Otto Marseus van Schrieck (ca. 1613 - buried 22 June 1678) was a painter in the Dutch Golden Age. He is best known for his paintings of forest flora and fauna.

==Biography==
Marseus van Schrieck was born in Nijmegen. He spent the years 1652–1657 in Rome and Florence with the painters Matthias Withoos and Willem van Aelst, and there joined the Dutch Guild of Artists. Later he worked at the court of the Grand Duke of Tuscany and traveled throughout England and France, after which he settled in Amsterdam. On 25 April 1664, he married Margarita Gysels (the daughter of Cornelius Gysels, an engraver). Arnold Houbraken's biography of Otto mentions that he joined the Bentvueghels in Rome and was called the snuffelaer, or "ferreter", because he was always in the garden looking for detail. Houbraken quotes Otto's wife, who survived him by two husbands and was still alive when he wrote the book; according to her, Marseus van Schrieck kept snakes and lizards in a shed at the back of his house, and also on a piece of land outside the city that was walled in for this purpose.

==Works==
Many of his paintings are dark studies of plants, often with lizards at the base and insects on the leaves and branches. According to the Netherlands Institute for Art History, his followers were Willem van Aelst, Anthonie van Borssom, Elias van den Broeck, J Falk, Carl Wilhelm de Hamilton, Trajan Hughes, Nicolaes Lachtropius, Jacob Marrel, Abraham Mignon, Rachel Ruysch, Christiaen Striep, Isac Vromans, Matthias Withoos, and Pieter Withoos.
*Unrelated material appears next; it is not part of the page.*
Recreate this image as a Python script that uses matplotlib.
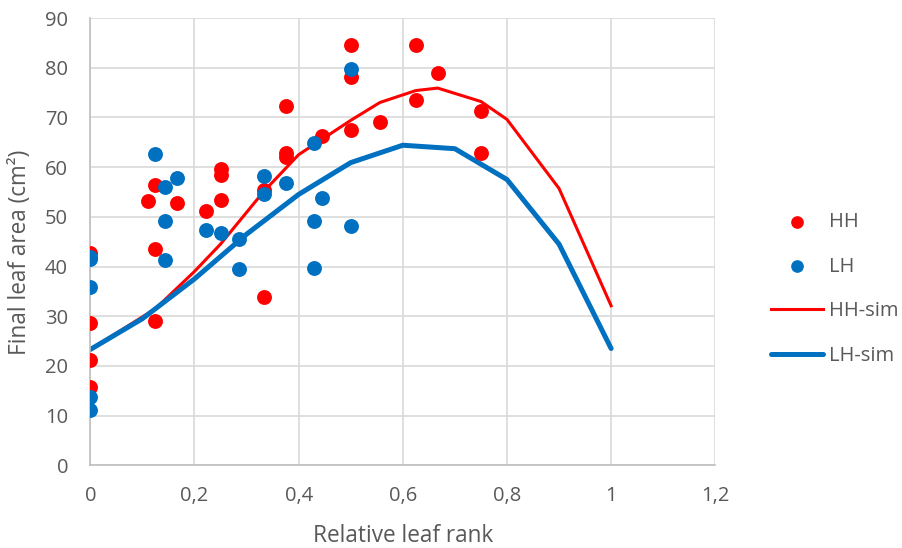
import numpy as np
import matplotlib
matplotlib.use("Agg")
import matplotlib.pyplot as plt

plt.rcParams['font.family'] = ['Open Sans', 'DejaVu Sans']

# observed points, HH
hh_x = [0, 0, 0, 0, 0.111, 0.125, 0.125, 0.125, 0.167, 0.222, 0.25, 0.25, 0.25,
        0.333, 0.333, 0.375, 0.375, 0.375, 0.444, 0.5, 0.5, 0.5, 0.556,
        0.625, 0.625, 0.667, 0.75, 0.75]
hh_y = [42.7, 28.7, 21.2, 15.8, 53.2, 56.3, 43.5, 29.1, 52.8, 51.1, 59.7, 58.4, 53.4,
        55.4, 33.9, 72.2, 62.8, 62.1, 66.2, 84.6, 78.1, 67.5, 69.1,
        84.6, 73.6, 79.0, 71.3, 62.8]

# observed points, LH
lh_x = [0, 0, 0, 0, 0, 0.125, 0.143, 0.143, 0.143, 0.167, 0.222, 0.25, 0.286, 0.286,
        0.333, 0.333, 0.375, 0.429, 0.429, 0.429, 0.444, 0.5, 0.5]
lh_y = [42.0, 41.5, 35.8, 13.7, 11.1, 62.6, 55.9, 49.1, 41.3, 57.9, 47.4, 46.8, 45.5, 39.4,
        58.2, 54.6, 56.9, 64.9, 49.2, 39.6, 53.7, 79.7, 48.1]

# simulations
hh_sim_x = [0, 0.125, 0.2, 0.25, 0.333, 0.4, 0.5, 0.556, 0.625, 0.667, 0.75, 0.8, 0.9, 1.0]
hh_sim_y = [23.3, 31.5, 39.0, 44.5, 55.1, 62.5, 69.4, 73.0, 75.4, 75.9, 73.2, 69.6, 55.7, 32.1]
lh_sim_x = [0, 0.1, 0.2, 0.3, 0.4, 0.5, 0.6, 0.7, 0.8, 0.9, 1.0]
lh_sim_y = [23.3, 29.5, 37.5, 46.5, 54.5, 60.9, 64.4, 63.7, 57.5, 44.5, 23.5]

x_ticks = [0, 0.2, 0.4, 0.6, 0.8, 1.0, 1.2]
x_tick_labels = ["0", "0,2", "0,4", "0,6", "0,8", "1", "1,2"]
y_ticks = [0, 10, 20, 30, 40, 50, 60, 70, 80, 90]

red = "#FF0000"
blue = "#0070C0"
grey_txt = "#595959"

fig = plt.figure(figsize=(9.02, 5.48), dpi=100)
ax = fig.add_axes([90.3 / 902, 1 - 465.3 / 548, 625 / 902, 447.3 / 548])

ax.plot(hh_sim_x, hh_sim_y, color=red, lw=2.2, label="HH-sim", zorder=2)
ax.plot(lh_sim_x, lh_sim_y, color=blue, lw=3.6, label="LH-sim", zorder=2,
        solid_capstyle="round")
ax.scatter(hh_x, hh_y, s=115, color=red, label="HH", zorder=3, linewidths=0)
ax.scatter(lh_x, lh_y, s=115, color=blue, label="LH", zorder=3, linewidths=0)

ax.set_xlim(0, 1.2)
ax.set_ylim(0, 90)
ax.set_xticks(x_ticks)
ax.set_xticklabels(x_tick_labels)
ax.set_yticks(y_ticks)
ax.grid(True, color="#d9d9d9", lw=1.2, zorder=0)
ax.set_axisbelow(True)
ax.tick_params(length=0, labelsize=14.5, colors=grey_txt)
ax.tick_params(axis="y", pad=16)
ax.tick_params(axis="x", pad=15)
for s in ["top", "right"]:
    ax.spines[s].set_visible(False)
for s in ["left", "bottom"]:
    ax.spines[s].set_color("#bfbfbf")
    ax.spines[s].set_linewidth(1.2)

ax.set_xlabel("Relative leaf rank", fontsize=16.3, color=grey_txt)
ax.set_ylabel("Final leaf area (cm²)", fontsize=16.3, color=grey_txt)
ax.xaxis.set_label_coords(0.501, -0.132)
ax.yaxis.set_label_coords(-0.093, 0.477)

handles, labels = ax.get_legend_handles_labels()
order = [2, 3, 0, 1]
leg = fig.legend([handles[i] for i in order], [labels[i] for i in order],
                 loc="center left", bbox_to_anchor=(771 / 902, 1 - 289 / 548),
                 frameon=False, fontsize=14.5, handlelength=2.6, handletextpad=0.3,
                 labelspacing=1.22, borderpad=0, borderaxespad=0, markerscale=0.85)
for t in leg.get_texts():
    t.set_color(grey_txt)

fig.savefig("out.png", dpi=100)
A notable omission in this list is the daughter and sister of the last two mentioned, Alida Withoos, who collaborated with him on creating paintings of the garden of Vijverhof for Agnes Block's collection of garden albums.

Marseus van Schrieck was the first person known to use the technique of lepidochromy, which involved pressing butterfly wings onto his canvases to transfer the scales.